Camarades, venons-en à d'autres faits. L'Union soviétique est à juste titre considérée comme un modèle d'Etat multinational parce que nous avons, dans la pratique, assuré l'égalité des droits et l'amitié de toutes les nations qui vivent dans notre vaste patrie.
D'autant plus monstrueux sont les actes, dont Staline fut l'inspirateur, et qui constituent des violations brutales des principes léninistes fondamentaux de la politique des nationalités de l'Etat soviétique. Nous voulons parler des déportations massives de peuples entiers, y compris tous les communistes et Komsomols sans exception; ces mesures de déportation n'étaient justifiées par aucune considération militaire [note angl.].
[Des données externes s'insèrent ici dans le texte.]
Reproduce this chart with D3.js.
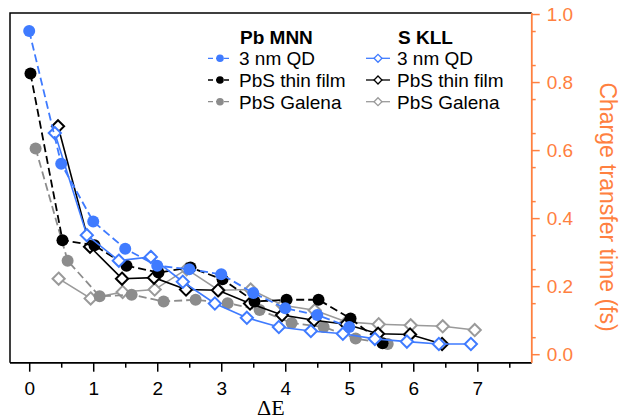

Ainsi, dès la fin de 1943, quand se produisit une brèche sur tous les fronts de la grande guerre patriotique au bénéfice de l'Union soviétique, la décision fut prise et mise à exécution de déporter tous les Karatchais des terres sur lesquelles ils vivaient [note angl.]. A la même époque, fin décembre 1943, le même sort advint à toute la population de la république autonome des Kalmouks. En mars 1944, tous les Tchetchènes et tous les Ingouches ont été déportés et la république autonome tchetchène-ingouche liquidée. En avril 1944, tous les Balkars ont été déportés dans des endroits très éloignés du territoire de la république autonome kabardo-balkare et la république elle même fut rebaptisée république autonome kabarde [note] [note angl.]. Les Ukrainiens n'évitèrent ce sort que parce qu'ils étaient trop nombreux et qu'il n'y avait pas d'endroit où les déporter. Sinon, ils auraient été déportés eux aussi [note angl.].
(Rires et mouvements dans la salle.)
Non seulement un marxiste-léniniste, mais tout homme de bon sens ne peut comprendre comment il est possible de tenir des nations entières responsables d'activité inamicale, y compris les femmes, les enfants, les vieillards, les communistes et les komsomols, au point de recourir contre elles à la répression massive et de les condamner à la misère et à la souffrance en raison d'actes hostiles perpétrés par des individus ou des groupes d'individus.